## [TASK DIRECTIONS]
Check every line of the data below for the string "matplotlib", and copy the ones that hold it.
--
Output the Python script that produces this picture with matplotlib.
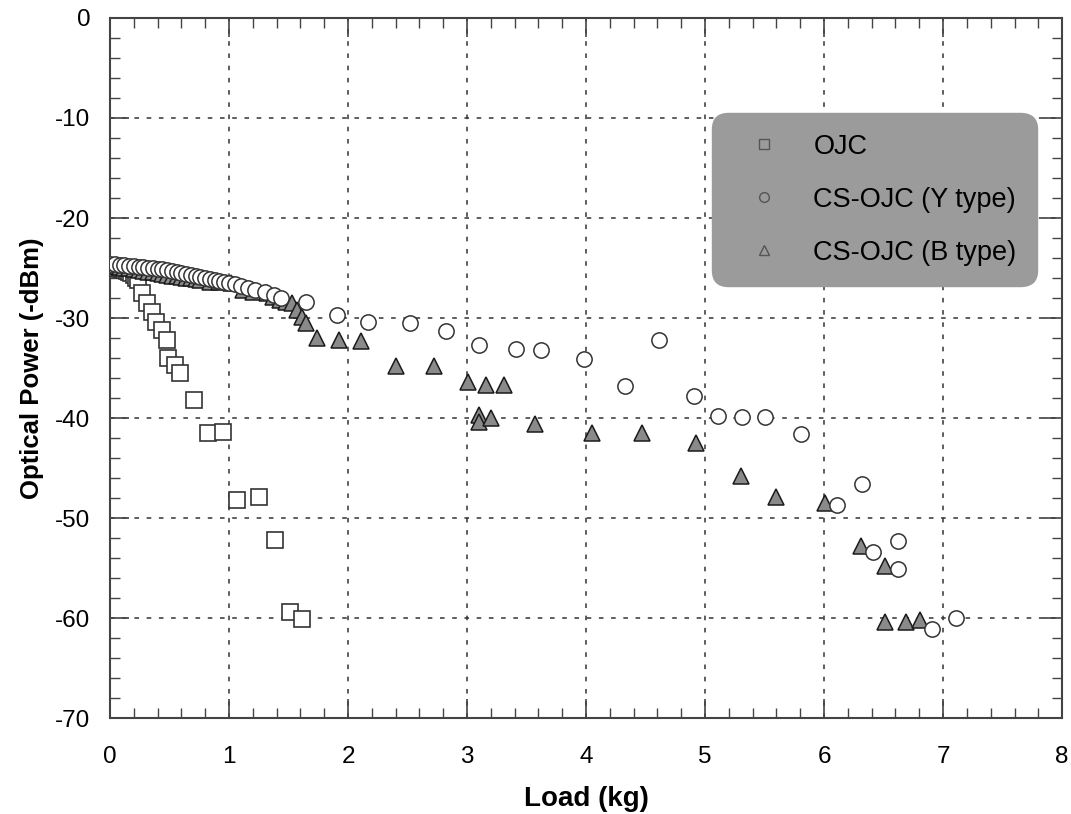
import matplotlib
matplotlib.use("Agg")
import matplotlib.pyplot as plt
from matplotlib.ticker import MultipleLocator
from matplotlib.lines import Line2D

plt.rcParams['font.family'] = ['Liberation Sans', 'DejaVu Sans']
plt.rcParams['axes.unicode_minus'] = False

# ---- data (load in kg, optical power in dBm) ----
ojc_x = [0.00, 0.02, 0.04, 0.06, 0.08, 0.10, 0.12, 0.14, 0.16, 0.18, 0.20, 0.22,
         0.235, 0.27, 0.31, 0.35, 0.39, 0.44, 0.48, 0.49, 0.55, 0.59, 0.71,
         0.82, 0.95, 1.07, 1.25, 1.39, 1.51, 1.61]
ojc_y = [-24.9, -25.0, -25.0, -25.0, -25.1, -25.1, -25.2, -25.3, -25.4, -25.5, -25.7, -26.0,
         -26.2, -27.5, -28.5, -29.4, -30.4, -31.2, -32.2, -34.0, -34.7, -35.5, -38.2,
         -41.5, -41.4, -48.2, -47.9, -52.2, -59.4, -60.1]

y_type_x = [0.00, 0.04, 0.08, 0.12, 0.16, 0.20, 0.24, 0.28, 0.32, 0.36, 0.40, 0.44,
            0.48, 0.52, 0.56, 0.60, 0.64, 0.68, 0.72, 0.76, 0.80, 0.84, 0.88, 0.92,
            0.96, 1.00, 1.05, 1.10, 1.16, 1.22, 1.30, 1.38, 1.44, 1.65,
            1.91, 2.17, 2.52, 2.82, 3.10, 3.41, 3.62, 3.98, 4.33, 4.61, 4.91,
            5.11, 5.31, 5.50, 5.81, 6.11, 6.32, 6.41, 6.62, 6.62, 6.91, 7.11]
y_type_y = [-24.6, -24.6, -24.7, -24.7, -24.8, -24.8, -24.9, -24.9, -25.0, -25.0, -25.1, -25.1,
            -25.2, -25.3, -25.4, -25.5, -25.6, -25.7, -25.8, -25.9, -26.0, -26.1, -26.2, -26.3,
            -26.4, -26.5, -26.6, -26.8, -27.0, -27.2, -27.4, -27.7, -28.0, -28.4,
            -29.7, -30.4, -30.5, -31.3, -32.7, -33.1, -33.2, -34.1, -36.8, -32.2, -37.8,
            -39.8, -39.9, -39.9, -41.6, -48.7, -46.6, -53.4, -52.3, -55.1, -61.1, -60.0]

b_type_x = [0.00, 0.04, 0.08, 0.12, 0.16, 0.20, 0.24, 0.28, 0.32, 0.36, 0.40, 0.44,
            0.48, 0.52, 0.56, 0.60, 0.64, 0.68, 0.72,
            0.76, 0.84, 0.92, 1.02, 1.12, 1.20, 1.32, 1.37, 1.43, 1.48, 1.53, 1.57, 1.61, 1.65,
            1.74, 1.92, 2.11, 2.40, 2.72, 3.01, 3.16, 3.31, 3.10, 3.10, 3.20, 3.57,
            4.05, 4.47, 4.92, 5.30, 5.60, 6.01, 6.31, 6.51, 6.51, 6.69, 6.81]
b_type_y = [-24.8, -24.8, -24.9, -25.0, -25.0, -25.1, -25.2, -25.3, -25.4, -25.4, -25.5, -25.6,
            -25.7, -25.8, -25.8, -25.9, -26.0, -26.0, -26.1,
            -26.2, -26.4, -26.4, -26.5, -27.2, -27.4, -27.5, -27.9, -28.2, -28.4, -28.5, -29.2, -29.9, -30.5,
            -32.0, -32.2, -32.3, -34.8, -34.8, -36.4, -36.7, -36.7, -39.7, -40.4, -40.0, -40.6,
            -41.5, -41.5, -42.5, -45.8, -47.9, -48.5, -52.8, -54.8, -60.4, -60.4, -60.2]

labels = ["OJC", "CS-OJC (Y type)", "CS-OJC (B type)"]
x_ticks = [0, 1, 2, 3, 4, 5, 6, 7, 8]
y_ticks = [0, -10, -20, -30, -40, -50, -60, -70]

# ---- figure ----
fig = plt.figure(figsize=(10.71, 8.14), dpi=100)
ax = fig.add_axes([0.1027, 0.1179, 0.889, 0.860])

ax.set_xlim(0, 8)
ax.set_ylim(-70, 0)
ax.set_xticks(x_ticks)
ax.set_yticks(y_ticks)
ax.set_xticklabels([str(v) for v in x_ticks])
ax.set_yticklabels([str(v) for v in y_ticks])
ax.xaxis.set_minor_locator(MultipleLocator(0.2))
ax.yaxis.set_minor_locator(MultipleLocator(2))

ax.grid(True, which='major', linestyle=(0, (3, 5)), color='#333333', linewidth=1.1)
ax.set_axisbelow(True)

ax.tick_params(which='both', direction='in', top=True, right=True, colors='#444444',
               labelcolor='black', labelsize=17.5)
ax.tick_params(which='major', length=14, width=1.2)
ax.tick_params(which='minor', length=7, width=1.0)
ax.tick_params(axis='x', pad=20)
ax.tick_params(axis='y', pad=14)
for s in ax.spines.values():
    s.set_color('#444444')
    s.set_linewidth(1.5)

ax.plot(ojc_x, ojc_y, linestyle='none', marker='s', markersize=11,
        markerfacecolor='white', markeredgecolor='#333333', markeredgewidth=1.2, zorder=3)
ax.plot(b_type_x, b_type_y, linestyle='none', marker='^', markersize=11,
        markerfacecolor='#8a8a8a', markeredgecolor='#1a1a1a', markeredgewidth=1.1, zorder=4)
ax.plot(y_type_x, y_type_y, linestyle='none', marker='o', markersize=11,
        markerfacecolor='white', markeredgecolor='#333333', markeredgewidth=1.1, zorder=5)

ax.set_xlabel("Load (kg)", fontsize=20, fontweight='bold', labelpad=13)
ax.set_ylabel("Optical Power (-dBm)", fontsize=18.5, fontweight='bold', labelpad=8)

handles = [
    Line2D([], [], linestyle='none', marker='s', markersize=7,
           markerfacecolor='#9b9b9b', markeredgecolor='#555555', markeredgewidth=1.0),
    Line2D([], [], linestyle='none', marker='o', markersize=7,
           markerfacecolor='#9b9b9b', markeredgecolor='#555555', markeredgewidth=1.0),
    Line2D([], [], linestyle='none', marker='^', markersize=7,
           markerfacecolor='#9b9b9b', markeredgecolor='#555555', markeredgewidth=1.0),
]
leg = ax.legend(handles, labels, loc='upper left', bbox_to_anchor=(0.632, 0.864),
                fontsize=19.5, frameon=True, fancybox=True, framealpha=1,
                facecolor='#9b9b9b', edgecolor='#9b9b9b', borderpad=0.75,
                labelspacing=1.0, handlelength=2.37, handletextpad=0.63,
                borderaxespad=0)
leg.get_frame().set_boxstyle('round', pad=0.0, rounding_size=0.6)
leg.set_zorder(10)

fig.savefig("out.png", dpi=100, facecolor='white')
--
## [SOLUTION TO THE EXERCISE]
Output the Python script that produces this picture with matplotlib.
import matplotlib
matplotlib.use("Agg")
import matplotlib.pyplot as plt
from matplotlib.ticker import MultipleLocator
from matplotlib.lines import Line2D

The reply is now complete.